___ Given material ___

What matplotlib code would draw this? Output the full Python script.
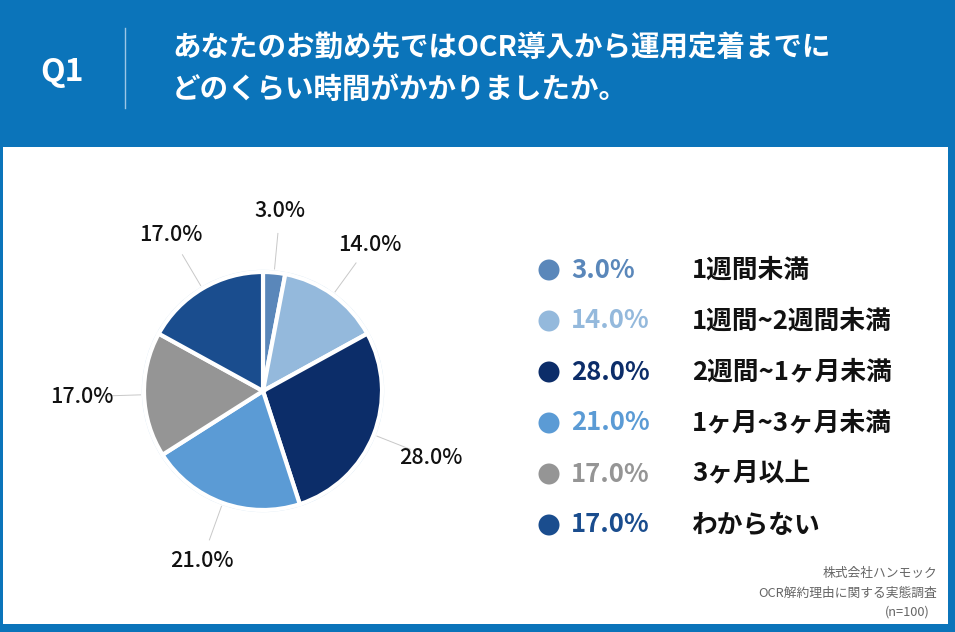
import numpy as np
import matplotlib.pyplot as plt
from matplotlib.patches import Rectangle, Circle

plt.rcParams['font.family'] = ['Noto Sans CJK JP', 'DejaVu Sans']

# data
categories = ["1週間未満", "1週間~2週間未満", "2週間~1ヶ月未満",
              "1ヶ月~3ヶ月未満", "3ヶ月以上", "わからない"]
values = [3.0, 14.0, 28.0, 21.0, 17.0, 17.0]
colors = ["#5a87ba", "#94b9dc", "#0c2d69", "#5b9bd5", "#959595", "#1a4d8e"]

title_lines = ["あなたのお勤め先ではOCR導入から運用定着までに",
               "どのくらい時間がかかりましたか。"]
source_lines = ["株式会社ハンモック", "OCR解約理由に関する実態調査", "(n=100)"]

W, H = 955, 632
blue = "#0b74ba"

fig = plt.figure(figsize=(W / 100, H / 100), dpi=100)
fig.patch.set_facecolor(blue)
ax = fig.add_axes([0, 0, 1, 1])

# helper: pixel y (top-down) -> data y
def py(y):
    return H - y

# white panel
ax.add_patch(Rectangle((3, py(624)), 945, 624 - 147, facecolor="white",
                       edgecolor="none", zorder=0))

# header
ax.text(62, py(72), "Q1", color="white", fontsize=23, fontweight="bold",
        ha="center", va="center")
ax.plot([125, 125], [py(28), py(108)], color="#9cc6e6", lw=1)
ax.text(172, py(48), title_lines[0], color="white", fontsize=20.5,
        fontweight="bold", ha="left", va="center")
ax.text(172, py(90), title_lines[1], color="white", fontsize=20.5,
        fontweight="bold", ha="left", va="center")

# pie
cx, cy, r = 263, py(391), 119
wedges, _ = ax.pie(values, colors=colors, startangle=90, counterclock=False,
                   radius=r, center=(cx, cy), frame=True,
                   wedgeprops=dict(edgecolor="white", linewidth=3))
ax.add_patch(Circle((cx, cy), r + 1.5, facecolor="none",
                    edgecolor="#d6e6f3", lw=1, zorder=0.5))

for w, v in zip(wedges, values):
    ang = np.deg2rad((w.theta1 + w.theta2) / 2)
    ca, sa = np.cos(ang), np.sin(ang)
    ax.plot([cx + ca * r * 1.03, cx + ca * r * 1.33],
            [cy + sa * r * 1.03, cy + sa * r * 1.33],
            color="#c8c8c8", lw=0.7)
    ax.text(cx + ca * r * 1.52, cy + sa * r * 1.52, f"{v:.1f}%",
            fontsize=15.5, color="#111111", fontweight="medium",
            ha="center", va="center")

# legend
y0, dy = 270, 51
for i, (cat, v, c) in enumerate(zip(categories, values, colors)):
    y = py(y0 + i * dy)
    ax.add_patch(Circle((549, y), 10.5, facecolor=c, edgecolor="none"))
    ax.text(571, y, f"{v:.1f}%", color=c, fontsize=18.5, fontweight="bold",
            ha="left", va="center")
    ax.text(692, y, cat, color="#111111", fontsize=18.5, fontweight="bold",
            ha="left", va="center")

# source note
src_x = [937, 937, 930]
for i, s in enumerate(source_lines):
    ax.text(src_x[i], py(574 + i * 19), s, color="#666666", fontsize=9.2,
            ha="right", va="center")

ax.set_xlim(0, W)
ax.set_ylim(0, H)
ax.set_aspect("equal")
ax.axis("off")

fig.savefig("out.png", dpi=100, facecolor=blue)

___

**Exercise:** Repeat the listing above from its first line through the line that contains "plt.rcParams['font.family'] = ['Noto", both included, and nothing more. Drop the pictures.

**Output below:**
What matplotlib code would draw this? Output the full Python script.
import numpy as np
import matplotlib.pyplot as plt
from matplotlib.patches import Rectangle, Circle

plt.rcParams['font.family'] = ['Noto Sans CJK JP', 'DejaVu Sans']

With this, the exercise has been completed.